Virginia’s minimum wage will increase to $11 per hour in less than a week, which is getting some mixed reactions from members of the commonwealth’s business community.
On Jan. 1, the minimum wage will increase by $1.50 per hour, going up from $9.50 to $11. This is the second phase in the state’s incremental minimum wage increase. In May of 2021, the minimum wage went up from $7.75 to $9.50.
Although this will put more of a burden on businesses, many have already been forced to increase wages in recent months because of a pressing labor shortage, according to Nicole Riley, the Virginia director for the National Federation of Independent Business.
Riley told The Center Square that most businesses are already paying their employees more than $11 per hour to incentivize potential workers. However, she said the higher minimum wage could negatively impact certain businesses who would normally hire younger and inexperienced workers later in the year.
Any time labor costs increase, there will be a trickle down effect, Riley said. To absorb costs, a business might spread work out among current staff, rather than hire another worker, she added. In some cases, a business could pass the costs down to the consumer through higher prices, but she said the high inflation rates could make that difficult to sustain and result in losing customers.
One organization called Business for a Fair Minimum Wage is embracing the higher wage. The group’s CEO, Holly Sklar, released a statement in which she said low minimum wages hurt workers who can’t afford basics and hurt businesses that count on people having money to spend. Michael Lastoria, the CEO of &pizza and member of the group, said higher wages show workers they are valued.

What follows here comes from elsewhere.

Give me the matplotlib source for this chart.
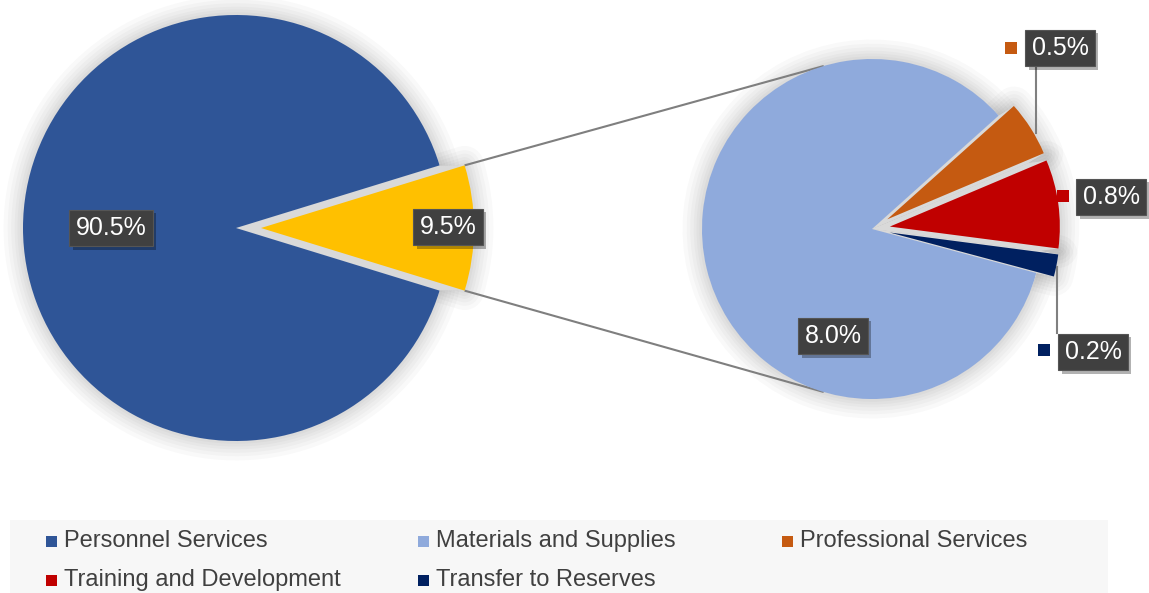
import matplotlib
matplotlib.use("Agg")
import matplotlib.pyplot as plt
import matplotlib.patheffects as pe
from matplotlib.patches import Wedge, Rectangle
import numpy as np

plt.rcParams['font.family'] = ['Liberation Sans', 'DejaVu Sans']

# ---------------- data ----------------
main_labels = ["Personnel Services", "Other"]
main_values = [90.5, 9.5]
sub_labels = ["Transfer to Reserves", "Training and Development",
              "Professional Services", "Materials and Supplies"]
sub_values = [0.2, 0.8, 0.5, 8.0]
legend_order = ["Personnel Services", "Materials and Supplies", "Professional Services",
                "Training and Development", "Transfer to Reserves"]

colors = {
    "Personnel Services": "#2F5597",
    "Other": "#FFC000",
    "Materials and Supplies": "#8FAADC",
    "Professional Services": "#C55A11",
    "Training and Development": "#C00000",
    "Transfer to Reserves": "#002060",
}

# ---------------- layout (pixels, origin top-left) ----------------
W, H = 1149, 593
fig = plt.figure(figsize=(W / 100, H / 100), dpi=100)
ax = fig.add_axes([0, 0, 1, 1])


def P(x, y):
    return (x, H - y)


L_center = P(236, 228)
L_r = 213
R_center = P(872, 229)
R_r = 170

GAP = '#D9D9D9'

# main pie
other_share = main_values[1] / sum(main_values)
wL, _ = ax.pie(main_values, colors=[colors[k] for k in main_labels],
               startangle=other_share * 360 / 2, counterclock=True,
               explode=[0, 25], center=L_center, radius=L_r,
               wedgeprops=dict(linewidth=0, zorder=5), frame=False)

# secondary pie
wR, _ = ax.pie(sub_values, colors=[colors[k] for k in sub_labels],
               startangle=-15, counterclock=True,
               explode=[18, 18, 18, 0], center=R_center, radius=R_r,
               wedgeprops=dict(linewidth=0, zorder=5), frame=False)


def backdrop(wedges, c0):
    # soft glow
    for lw in [28, 22, 17, 12, 8, 4]:
        for w in wedges:
            ax.add_patch(Wedge(w.center, w.r, w.theta1, w.theta2, facecolor='none',
                               edgecolor=(0, 0, 0, 0.024), lw=lw, zorder=1,
                               joinstyle='round'))
    # gray gaps between exploded slices
    for w in wedges:
        cx, cy = w.center
        for t in np.linspace(0, 1, 14):
            ax.add_patch(Wedge((c0[0] + t * (cx - c0[0]), c0[1] + t * (cy - c0[1])),
                               w.r, w.theta1, w.theta2, facecolor=GAP,
                               edgecolor='none', zorder=2))


backdrop(wL, L_center)
backdrop(wR, R_center)

# connector lines between pies
yw = wL[1]
for th, th_r in [(yw.theta2, 106.5), (yw.theta1, -106.5)]:
    x0 = yw.center[0] + yw.r * np.cos(np.radians(th))
    y0 = yw.center[1] + yw.r * np.sin(np.radians(th))
    x1 = R_center[0] + R_r * np.cos(np.radians(th_r))
    y1 = R_center[1] + R_r * np.sin(np.radians(th_r))
    ax.plot([x0, x1], [y0, y1], color='#7F7F7F', lw=1.5, zorder=4,
            solid_capstyle='butt')

# leader lines
for (xa, ya), (xb, yb) in [((1036, 67), (1036, 133)), ((1057, 267), (1057, 333))]:
    a, b = P(xa, ya), P(xb, yb)
    ax.plot([a[0], b[0]], [a[1], b[1]], color='#808080', lw=1.5, zorder=6)


# data labels
def label(xp, yp, txt):
    x, y = P(xp, yp)
    t = ax.text(x, y, txt, color='white', fontsize=18, ha='center', va='center',
                bbox=dict(boxstyle='square,pad=0.25', fc='#404040', ec='#555555', lw=0.8),
                zorder=9)
    t.get_bbox_patch().set_path_effects(
        [pe.SimplePatchShadow(offset=(2.5, -2.5), shadow_rgbFace='black', alpha=0.3),
         pe.Normal()])


label(111, 228, f"{main_values[0]:.1f}%")
label(448, 227, f"{main_values[1]:.1f}%")
sub_pos = {"Materials and Supplies": (833, 336),
           "Professional Services": (1060, 48),
           "Training and Development": (1111, 197),
           "Transfer to Reserves": (1093, 352)}
key_pos = {"Professional Services": (1011, 48),
           "Training and Development": (1063, 196),
           "Transfer to Reserves": (1044, 350)}
for name, v in zip(sub_labels, sub_values):
    label(*sub_pos[name], f"{v:.1f}%")
    if name in key_pos:
        kx, ky = P(*key_pos[name])
        ax.add_patch(Rectangle((kx - 6, ky - 6), 12, 12, facecolor=colors[name],
                               edgecolor='none', zorder=9))

# legend (manual, Excel style)
ax.add_patch(Rectangle(P(10, 600), 1098, 80, facecolor='#F7F7F7', edgecolor='none',
                       zorder=1))
leg_pos = [(46, 541), (418, 541), (782, 541), (46, 580), (418, 580)]
for name, (lx, ly) in zip(legend_order, leg_pos):
    x, y = P(lx, ly)
    ax.add_patch(Rectangle((x, y - 5.5), 11, 11, facecolor=colors[name],
                           edgecolor='none', zorder=3))
    ax.text(x + 18, y, name, fontsize=17, color='#404040', ha='left',
            va='center', zorder=3)

ax.set_xlim(0, W)
ax.set_ylim(0, H)
ax.set_aspect('equal')
ax.axis('off')

fig.savefig('out.png', dpi=100)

“Since the start of the pandemic, &pizza has opened 20 new locations [nationally] and we are planning to open 40 more in the next 12 months or so,” Lastoria said in a statement. “Our focus has always been on providing quality jobs and higher wages is the single clearest way to say to our workforce, ‘We value you.’ All of our work counts for nothing if our people cannot live on the wages we pay them.”
The restaurant has five locations in Virginia, all of which are in the Washington, D.C. metro area.
Stephen Haner, a senior fellow for state and local tax policy at the free-market Thomas Jefferson Institute for Public Policy, told The Center Square that most businesses have likely already prepared for the increase.
“The increase to $11 has been scheduled for more than a year, so businesses should have it baked in,” Haner said. “If it means fewer people, they've done it already. Economic events have basically overtaken it and plenty of employers are already there or have gone higher. We are now in the ‘dog chasing its tail’ phase, where wages and prices just rise in lockstep.”
An incremental increase in minimum wage was passed by the General Assembly and signed by Gov. Ralph Northam last year. After it increases to $11 this weekend, it is set to go up to $12 on Jan. 1 of the following year, 2023.